イチョウの木を下から見上げると黄色と青色の点描に見えた

風が吹いて落ちる葉っぱと光と踊っている人

外にあった世界が反転して内側になった話

窮屈そうだった骨壷

人形町の勝手植栽

もらった2つの柿と買ったロウヤ柿

見えないものと見えるものを集めて

いつもの妄想に混ぜ込んで岩絵具にのせるのが好きです

  

Yutaka Kikutake Gallery Kyobashiでは、2026年1月13日(火)- 2月21日(土)まで、森夕香の個展を開催いたします。
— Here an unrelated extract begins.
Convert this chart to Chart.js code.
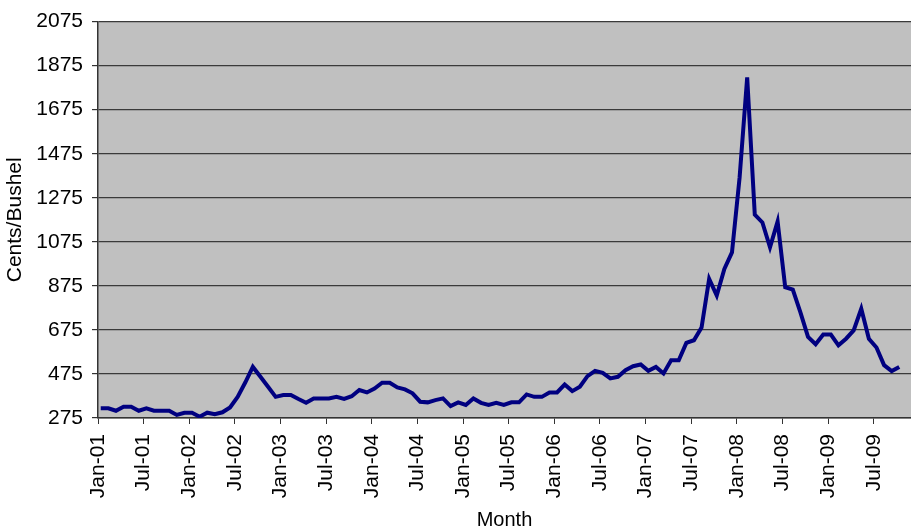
<!DOCTYPE html>
<html>
<head>
<meta charset="utf-8">
<script src="https://cdn.jsdelivr.net/npm/chart.js@4.4.1/dist/chart.umd.min.js"></script>
<style>
    html, body { margin: 0; padding: 0; background: #ffffff; }
    #wrap { width: 911px; height: 529px; }
</style>
</head>
<body>
<div id="wrap"><canvas id="priceChart" width="911" height="529"></canvas></div>
<script>
// Monthly price, cents/bushel, Jan-01 .. Oct-09
const prices2001 = [319, 319, 308, 326, 326, 308, 319, 308, 308, 308, 289, 299];
const prices2002 = [299, 281, 299, 292, 301, 323, 371, 436, 507, 462, 417, 371];
const prices2003 = [379, 379, 361, 344, 364, 364, 364, 371, 362, 374, 402, 391];
const prices2004 = [409, 435, 435, 414, 405, 387, 349, 346, 356, 364, 329, 346];
const prices2005 = [334, 364, 344, 334, 344, 334, 346, 346, 382, 371, 371, 391];
const prices2006 = [391, 427, 397, 417, 465, 489, 480, 455, 462, 492, 510, 518];
const prices2007 = [489, 507, 477, 537, 537, 616, 628, 686, 907, 831, 952, 1027];
const prices2008 = [1366, 1822, 1198, 1163, 1050, 1167, 869, 858, 755, 643, 610, 654];
const prices2009 = [654, 605, 635, 673, 771, 635, 595, 515, 488, 507];

const prices = [].concat(prices2001, prices2002, prices2003, prices2004, prices2005,
    prices2006, prices2007, prices2008, prices2009);

const tickLabels = ['Jan-01', 'Jul-01', 'Jan-02', 'Jul-02', 'Jan-03', 'Jul-03', 'Jan-04', 'Jul-04',
    'Jan-05', 'Jul-05', 'Jan-06', 'Jul-06', 'Jan-07', 'Jul-07', 'Jan-08', 'Jul-08', 'Jan-09', 'Jul-09'];
const yTicks = [275, 475, 675, 875, 1075, 1275, 1475, 1675, 1875, 2075];

const MONTHS_PER_TICK = 6;
const POINT_SHIFT = 0.36; // points sit a little after the month tick

const FONT = "Arial, 'Liberation Sans', sans-serif";

const plotBg = {
    id: 'plotBg',
    beforeDraw(chart) {
        const { ctx, chartArea: a } = chart;
        ctx.save();
        ctx.fillStyle = '#c0c0c0';
        ctx.fillRect(a.left, a.top, a.right - a.left, a.bottom - a.top);
        ctx.restore();
    }
};

const points = prices.map((v, i) => ({ x: i + POINT_SHIFT, y: v }));

new Chart(document.getElementById('priceChart'), {
    type: 'line',
    data: {
        datasets: [{
            label: 'Cents/Bushel',
            data: points,
            borderColor: '#000080',
            borderWidth: 4,
            pointRadius: 0,
            tension: 0,
            fill: false
        }]
    },
    options: {
        responsive: false,
        animation: false,
        layout: { padding: { top: 20, right: 0, left: 0, bottom: 0 } },
        plugins: {
            legend: { display: false },
            tooltip: { enabled: false }
        },
        scales: {
            x: {
                type: 'linear',
                min: 0,
                max: 106.9,
                afterBuildTicks: (scale) => {
                    scale.ticks = tickLabels.map((t, i) => ({ value: i * MONTHS_PER_TICK }));
                },
                afterFit: (scale) => { scale.height = 111; },
                grid: {
                    drawOnChartArea: false,
                    drawTicks: true,
                    tickLength: 6,
                    tickColor: '#333'
                },
                border: { color: '#333', width: 1.5 },
                ticks: {
                    autoSkip: false,
                    minRotation: 90,
                    maxRotation: 90,
                    padding: 10,
                    color: '#000',
                    font: { family: FONT, size: 21 },
                    callback: (v) => tickLabels[Math.round(v / MONTHS_PER_TICK)]
                },
                title: {
                    display: true,
                    text: 'Month',
                    color: '#000',
                    font: { family: FONT, size: 20 },
                    padding: { top: 0, bottom: -3 }
                }
            },
            y: {
                min: 275,
                max: 2075,
                afterBuildTicks: (scale) => {
                    scale.ticks = yTicks.map(v => ({ value: v }));
                },
                afterFit: (scale) => { scale.width = 98; },
                grid: {
                    color: '#3a3a3a',
                    lineWidth: 1.2,
                    drawTicks: true,
                    tickLength: 6,
                    tickColor: '#333'
                },
                border: { color: '#333', width: 1.5 },
                ticks: {
                    padding: 9,
                    color: '#000',
                    font: { family: FONT, size: 21 },
                    callback: (v) => String(v)
                },
                title: {
                    display: true,
                    text: 'Cents/Bushel',
                    color: '#000',
                    font: { family: FONT, size: 21 },
                    padding: { top: 3, bottom: 0 }
                }
            }
        }
    },
    plugins: [plotBg]
});
</script>
</body>
</html>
1991年滋賀県出身、現在京都を拠点に活動を展開する森は、日本画の顔料と支持体を基盤に、人と植物という二つの大きな主題を描いています。幼少期の環境によって培われた、自然や植物に対する彼女の感受性は、身体表現の実践経験からも来る身体性への高い関心を経て、人と人、人と植物、あるいは植物同士が融合する連続体のイメージとして結実しています。本展に際し森は、より日常的に採集された素材を元に、人と植物の連続体、そして網の目のような有機的かつ混沌とした植物の形態を主題とした「Mesh」シリーズを中心とする、8点前後の新作群に取り組みました。

  

人と自然の境界に対する森の考察は、有機的、かつ臓器的とも描写されうる流体のモチーフとして画面上に可視化されてきました。本展のために制作された作品群は、これまでの彼女の取り組みの延長線上に位置しながら、季節の移り変わり、ふと目に留まった街中の植物、風景、あるいは会話などといった、より作家の日常に根差した視点に端を発しています。描かれるものである「図」と、描かれなかったことで背景として想像される「地」の相互関係、あるいは崩された秩序が「地」を「図」に変え、また「図」が「地」にもなるような流動性の探究は、彼女の描く世界観の特徴的な点のひとつです。画面を覆う植物の有機的な形態が顕著な「Mesh」シリーズは、そうした彼女の試みを雄弁に物語るものと言えるでしょう。また森は、以前より窓を介した建物の内と外の循環を描くという試みにも取り組んで来ました。本展では、知人と交わした会話が契機となり、身体の内と外が反転する実感を得たという彼女は、新たな有機的フォルムの探究を推し進めています。

 

これまで単体で表現されることの多かった、人と植物の融合する連続体のイメージは、個から群像へ、モチーフから風景へ、木から森へと変容を遂げつつあります。採光の少ない京橋スペースの特徴を活かし、内省的な展示を構成したという作家の言葉通り、その室内に含まれる鑑賞者もまた内と外の境界、および循環、さらには反転といった視点についての考察を促されることでしょう。身体と環境が内包しあい、両者が流動的に変容し続けるさまを描く森の想像の断片と、その新たな試みの記録をぜひご高覧ください。